You will learn how to recognise the moments when you shut down the possibility of support, how to soften the belief that you must do everything yourself, and how to take one simple step towards letting help in. These shifts do not mean abandoning your resourcefulness. They mean creating a life where you can rely on yourself and stay connected to others at the same time.
This is episode 254, and today we’re talking about something that’s a strength until it isn’t: independence. More specifically, that line between being resourceful and being self-isolating. We’re going to explore why doing everything yourself can feel safer than asking for help and what to do about it.
If you want to do things differently but need some help making it happen, then tune in for your weekly dose of coaching from me, Maisie Hill, Master Life Coach and author of Period Power. Welcome to The Maisie Hill Experience.
Okay, my loves, welcome to the podcast. I have been off sick with a cold, flu thing, so I’m a little bit late recording this episode. I’m also still a little bit snivelly, so my apologies if that affects your listening experience, but I was just so determined to record this episode.

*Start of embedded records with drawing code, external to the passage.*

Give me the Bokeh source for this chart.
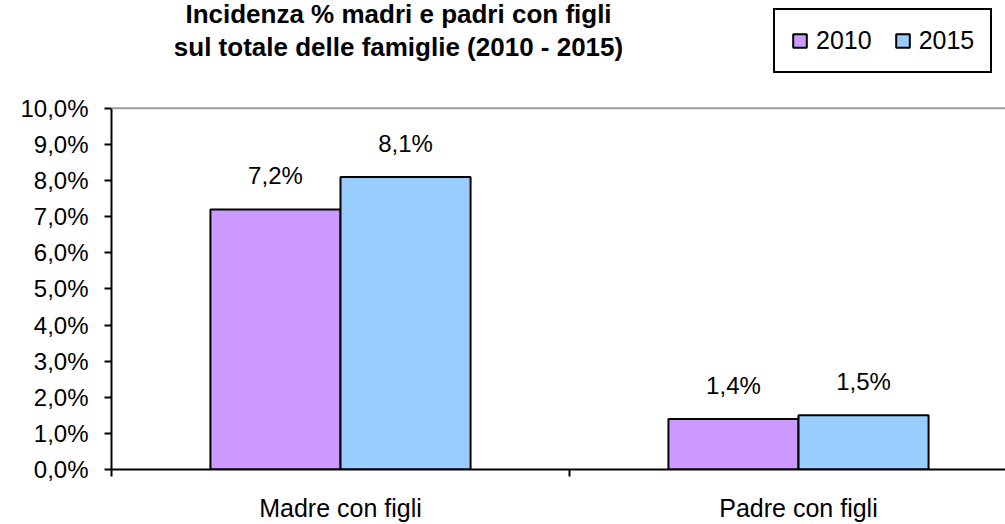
from bokeh.plotting import figure
from bokeh.models import Range1d, FixedTicker, Legend, LegendItem, Label, Span, ColumnDataSource
from bokeh.core.properties import value
from bokeh.embed import file_html
from bokeh.resources import INLINE

# ---- data ----
categories = ["Madre con figli", "Padre con figli"]
series_names = ["2010", "2015"]
values_2010 = [7.2, 1.4]
values_2015 = [8.1, 1.5]
series_colors = ["#CC99FF", "#99CCFF"]
y_ticks = [0, 1, 2, 3, 4, 5, 6, 7, 8, 9, 10]
y_tick_labels = ["0,0%", "1,0%", "2,0%", "3,0%", "4,0%", "5,0%", "6,0%", "7,0%", "8,0%", "9,0%", "10,0%"]
title_lines = ["Incidenza % madri e padri con figli", "sul totale delle famiglie (2010 - 2015)"]

FONT = "Liberation Sans"
bar_w = 0.284

W, H = 1005, 524
LEFT, BOTTOM = 111, 54
frame_w = W - LEFT
frame_h = H - BOTTOM
px_per_y = 362 / 10.0
px_per_cat = 458.0

def fmt(v):
    return f"{v:.1f}".replace(".", ",") + "%"

p = figure(width=W, height=H, output_backend="svg", toolbar_location=None,
           x_range=Range1d(0, frame_w / px_per_cat), y_range=Range1d(0, frame_h / px_per_y),
           min_border_left=LEFT, min_border_right=0, min_border_top=0, min_border_bottom=BOTTOM)
p.outline_line_color = None
p.xgrid.visible = False
p.ygrid.visible = False
p.background_fill_color = "white"
p.border_fill_color = "white"

renderers = []
for k, (name, vals, col) in enumerate(zip(series_names, [values_2010, values_2015], series_colors)):
    offs = (k - 0.5) * bar_w
    src = ColumnDataSource(dict(
        x=[i + 0.5 + offs for i in range(len(categories))],
        top=vals,
        lab=[fmt(v) for v in vals],
    ))
    r = p.vbar(x="x", top="top", bottom=0, width=bar_w, source=src,
               fill_color=col, line_color="black", line_width=2)
    renderers.append(r)
    p.text(x="x", y="top", text="lab", source=src, text_align="center", text_baseline="bottom",
           y_offset=-20, text_font=value(FONT), text_font_size="24px", text_color="black")

# top gray line of the plot area
p.add_layout(Span(location=y_ticks[-1], dimension="width", line_color="#9a9a9a", line_width=2))

# y axis
yax = p.yaxis[0]
yax.bounds = (y_ticks[0], y_ticks[-1])
yax.ticker = FixedTicker(ticks=y_ticks, minor_ticks=[])
yax.major_label_overrides = dict(zip(y_ticks, y_tick_labels))
yax.major_tick_out = 7
yax.major_tick_in = 0
yax.minor_tick_out = 0
yax.minor_tick_in = 0
yax.axis_line_width = 2
yax.major_tick_line_width = 2
yax.axis_line_color = "black"
yax.major_tick_line_color = "black"
yax.major_label_standoff = 16
yax.major_label_text_font = FONT
yax.major_label_text_font_size = "24px"
yax.major_label_text_color = "black"

# x axis
xax = p.xaxis[0]
xax.ticker = FixedTicker(ticks=[i + 0.5 for i in range(len(categories))],
                         minor_ticks=list(range(len(categories) + 1)))
xax.major_label_overrides = {i + 0.5: c for i, c in enumerate(categories)}
xax.major_tick_out = 0
xax.major_tick_in = 0
xax.minor_tick_out = 7
xax.minor_tick_in = 0
xax.minor_tick_line_width = 2
xax.minor_tick_line_color = "black"
xax.axis_line_width = 2
xax.axis_line_color = "black"
xax.major_label_standoff = 17
xax.major_label_text_font = FONT
xax.major_label_text_font_size = "25px"
xax.major_label_text_color = "black"

# title (two lines), positioned relative to frame bottom-left
for txt, yy in zip(title_lines, [frame_h - 14, frame_h - 47]):
    p.add_layout(Label(x=287, y=yy, x_units="screen", y_units="screen", text=txt,
                       text_align="center", text_baseline="alphabetic",
                       text_font=FONT, text_font_size="26px", text_font_style="bold",
                       text_color="black"))

legend = Legend(items=[LegendItem(label=n, renderers=[r]) for n, r in zip(series_names, renderers)],
                location=(662, frame_h - 74), orientation="horizontal",
                glyph_width=17, glyph_height=17, label_standoff=8, spacing=22, padding=16,
                label_text_font=FONT, label_text_font_size="25px", label_text_color="black",
                border_line_color="black", border_line_width=2, border_line_alpha=1.0,
                background_fill_color="white", background_fill_alpha=1.0, margin=0)
p.add_layout(legend)

open("out.html", "w").write(file_html(p, INLINE))
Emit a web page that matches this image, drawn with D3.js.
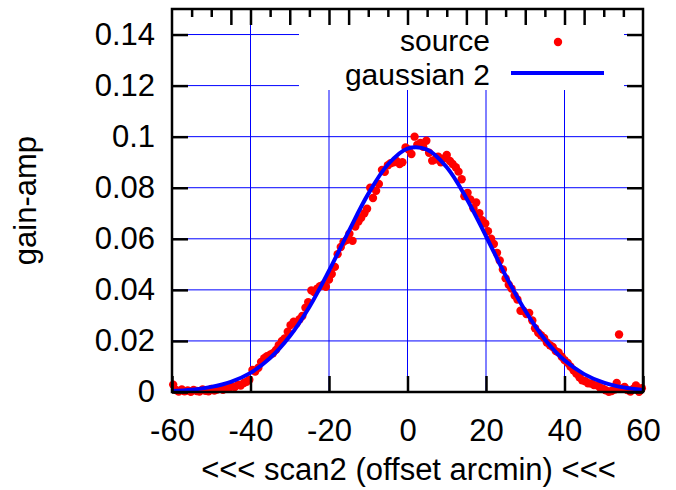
<!DOCTYPE html>
<html>
<head>
<meta charset="utf-8">
<script src="https://cdn.jsdelivr.net/npm/d3@7/dist/d3.min.js"></script>
<style>
  html, body { margin: 0; padding: 0; background: #fff; }
  svg { display: block; }
  text { font-family: "Liberation Sans", Arial, sans-serif; fill: #000; }
</style>
</head>
<body>
<svg id="chart" width="676" height="490"></svg>
<script>
// ---- data ----
const sourceX = [
  -59.7,-59.0,-58.3,-57.5,-56.8,-56.0,-55.2,-54.5,-53.7,-53.0,-52.2,-51.5,-50.7,-50.0,-49.2,-48.5,-47.7,-47.0,-46.2,-45.5,
  -44.7,-44.0,-43.2,-42.5,-41.7,-41.0,-40.3,-39.5,-38.8,-38.0,-37.3,-36.5,-35.8,-35.0,-34.3,-33.5,-32.8,-32.0,-31.3,-30.5,
  -29.8,-29.0,-28.3,-27.5,-26.8,-26.0,-25.3,-24.5,-23.8,-23.0,-22.3,-21.5,-20.8,-20.0,-19.3,-18.5,-17.8,-17.0,-16.3,-15.5,
  -14.8,-14.0,-13.3,-12.5,-11.8,-11.0,-10.3,-9.5,-8.8,-8.0,-7.3,-6.5,-5.8,-5.0,-4.3,-3.5,-2.8,-2.0,-1.3,-0.5,
  0.3,1.0,1.8,2.5,3.3,4.0,4.8,5.5,6.3,7.0,7.8,8.5,9.3,10.0,10.8,11.5,12.3,13.0,13.8,14.5,
  15.3,16.0,16.8,17.5,18.3,19.0,19.8,20.5,21.3,22.0,22.8,23.5,24.3,25.0,25.8,26.5,27.3,28.0,28.8,29.5,
  30.3,31.0,31.8,32.5,33.3,34.0,34.8,35.5,36.3,37.0,37.8,38.5,39.3,40.0,40.8,41.5,42.3,43.0,43.8,44.5,
  45.3,46.0,46.8,47.5,48.3,49.0,49.8,50.5,51.3,52.0,52.8,53.3,53.9,54.5,55.3,56.0,56.8,57.5,58.2,59.0,59.7
];
const sourceY = [
  0.0029,0.0008,0.0002,0.0010,0.0003,0.0006,0.0001,0.0008,0.0004,0.0002,0.0010,0.0005,0.0003,0.0012,0.0006,0.0010,0.0014,0.0009,0.0017,0.0013,
  0.0022,0.0019,0.0029,0.0025,0.0035,0.0040,0.0048,0.0086,0.0080,0.0095,0.0118,0.0132,0.0140,0.0146,0.0152,0.0165,0.0183,0.0200,0.0210,0.0236,
  0.0262,0.0275,0.0268,0.0285,0.0298,0.0330,0.0352,0.0398,0.0392,0.0405,0.0414,0.0420,0.0412,0.0440,0.0462,0.0490,0.0540,0.0568,0.0588,0.0595,
  0.0620,0.0592,0.0648,0.0668,0.0682,0.0700,0.0718,0.0800,0.0760,0.0788,0.0815,0.0870,0.0862,0.0888,0.0896,0.0900,0.0905,0.0893,0.0900,0.0958,
  0.0950,0.0932,0.1000,0.0968,0.0975,0.0960,0.0984,0.0937,0.0906,0.0910,0.0922,0.0900,0.0915,0.0928,0.0905,0.0893,0.0880,0.0863,0.0833,0.0767,
  0.0780,0.0754,0.0720,0.0742,0.0700,0.0673,0.0660,0.0630,0.0600,0.0580,0.0545,0.0515,0.0480,0.0445,0.0420,0.0405,0.0378,0.0362,0.0318,0.0318,
  0.0305,0.0310,0.0280,0.0250,0.0232,0.0222,0.0212,0.0194,0.0183,0.0176,0.0160,0.0155,0.0138,0.0125,0.0114,0.0100,0.0085,0.0072,0.0058,0.0046,
  0.0042,0.0034,0.0033,0.0027,0.0026,0.0018,0.0013,0.0007,0.0001,0.0004,0.0010,0.0035,0.0225,0.0013,0.0020,0.0008,0.0002,0.0012,0.0026,0.0001,0.0015
];
// fitted curve ("gaussian 2"), every 5 arcmin
const fitX = [-60,-55,-50,-45,-40,-35,-30,-25,-20,-15,-10,-5,0,5,10,15,20,25,30,35,40,45,50,55,60];
const fitY = [0.0004,0.0009,0.0020,0.0040,0.0075,0.0133,0.0218,0.0333,0.0475,0.0629,0.0776,0.0891,0.0953,0.0949,0.0880,0.0759,0.0610,0.0456,0.0318,0.0206,0.0124,0.0070,0.0037,0.0018,0.0008];

const xTicks = [-60,-40,-20,0,20,40,60];
const xTickLabels = ["-60","-40","-20","0","20","40","60"];
const yTicks = [0,0.02,0.04,0.06,0.08,0.10,0.12,0.14];
const yTickLabels = ["0","0.02","0.04","0.06","0.08","0.1","0.12","0.14"];
const topTicks = [-55,-50,-45,-40,-35,-30,-25,-20,-15,-10,-5,0,5,10,15,20,25,30,35,40,45,50,55];
const topLongTicks = [-45,-40,-30,-20,-15,0,15,20,30,40,45];
const xGrid = [-40,-20,0,20,40];
const yGrid = [0.02,0.04,0.06,0.08,0.10,0.12,0.14];

const legendLabels = ["source","gaussian 2"];
const xLabel = "<<< scan2 (offset arcmin) <<<";
const yLabel = "gain-amp";

// ---- layout ----
const L = 172, R = 643, T = 9, B = 392;
const FS = 31;
const svg = d3.select("#chart");
const x = d3.scaleLinear().domain([-60, 60]).range([L, R]);
const y = d3.scaleLinear().domain([0, 0.15]).range([B, T]);

// grid
const grid = svg.append("g").attr("stroke", "#0000ff").attr("stroke-width", 1);
grid.selectAll("line.v").data(xGrid).enter().append("line")
  .attr("x1", d => x(d)).attr("x2", d => x(d)).attr("y1", B).attr("y2", T);
grid.selectAll("line.h").data(yGrid).enter().append("line")
  .attr("x1", L).attr("x2", R).attr("y1", d => y(d)).attr("y2", d => y(d));

// legend background (opaque key box)
svg.append("rect").attr("x", 299).attr("y", T).attr("width", 624 - 299).attr("height", 90 - T).attr("fill", "#fff");

// points
svg.append("g").selectAll("circle").data(sourceX.map((d, i) => [d, sourceY[i]])).enter()
  .append("circle").attr("cx", d => x(d[0])).attr("cy", d => y(d[1])).attr("r", 4.2).attr("fill", "#ff0000");

// fitted curve
const line = d3.line().x(d => x(d[0])).y(d => y(d[1])).curve(d3.curveCatmullRom.alpha(0.5));
svg.append("path").datum(fitX.map((d, i) => [d, fitY[i]]))
  .attr("d", line).attr("fill", "none").attr("stroke", "#0000ff").attr("stroke-width", 4).attr("stroke-linejoin", "round");

// axes (ticks + labels)
const axB = svg.append("g").attr("transform", `translate(0,${B})`)
  .call(d3.axisBottom(x).tickValues(xTicks).tickFormat((d, i) => xTickLabels[i]).tickSize(-16).tickPadding(27));
const axL = svg.append("g").attr("transform", `translate(${L},0)`)
  .call(d3.axisLeft(y).tickValues(yTicks).tickFormat((d, i) => yTickLabels[i]).tickSize(-16).tickPadding(17));
const axR = svg.append("g").attr("transform", `translate(${R},0)`)
  .call(d3.axisRight(y).tickValues(yTicks).tickFormat("").tickSize(-16));
const axT = svg.append("g").attr("transform", `translate(0,${T})`)
  .call(d3.axisTop(x).tickValues(topTicks).tickFormat("").tickSize(-8));
axT.selectAll(".tick line").filter(d => topLongTicks.includes(d)).attr("y2", 16);
[axB, axL, axR, axT].forEach(a => {
  a.select(".domain").remove();
  a.selectAll(".tick line").attr("stroke", "#000").attr("stroke-width", 2.5);
  a.selectAll("text").attr("font-size", FS).attr("font-family", '"Liberation Sans", Arial, sans-serif').attr("fill", "#000");
});

// border
svg.append("rect").attr("x", L).attr("y", T).attr("width", R - L).attr("height", B - T)
  .attr("fill", "none").attr("stroke", "#000").attr("stroke-width", 2.5);

// legend
const LFS = 30;
svg.append("text").attr("x", 490).attr("y", 50.5).attr("text-anchor", "end").attr("font-size", LFS).text(legendLabels[0]);
svg.append("circle").attr("cx", 558).attr("cy", 42).attr("r", 4.2).attr("fill", "#ff0000");
svg.append("text").attr("x", 490).attr("y", 84.5).attr("text-anchor", "end").attr("font-size", LFS).text(legendLabels[1]);
svg.append("line").attr("x1", 511).attr("x2", 604).attr("y1", 73).attr("y2", 73).attr("stroke", "#0000ff").attr("stroke-width", 4);

// axis titles
svg.append("text").attr("x", (L + R) / 2 + 1).attr("y", 480).attr("text-anchor", "middle").attr("font-size", FS).text(xLabel);
svg.append("text").attr("transform", `translate(36,${(T + B) / 2}) rotate(-90)`).attr("text-anchor", "middle").attr("font-size", FS).text(yLabel);
</script>
</body>
</html>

But before we get into today’s very juicy topic, I want to invite you to join the membership because on November 26th, that’s a week after this episode airs, I am teaching a power class on boundaries inside the membership, which is going to be followed by a whole series of coaching calls dedicated to boundaries. I know this is a hot topic, and it kind of breaks my heart a little because I see everyone trying to do work with boundaries in their lives, which I’m so impressed by, but I see these common issues coming up in how people are trying to set boundaries and hold them.
And I know I can help you with that, and I just want to course correct this conversation that’s going on with boundaries, particularly on social media and give you all the support you need so that you can have amazing boundaries that really serve you in your life.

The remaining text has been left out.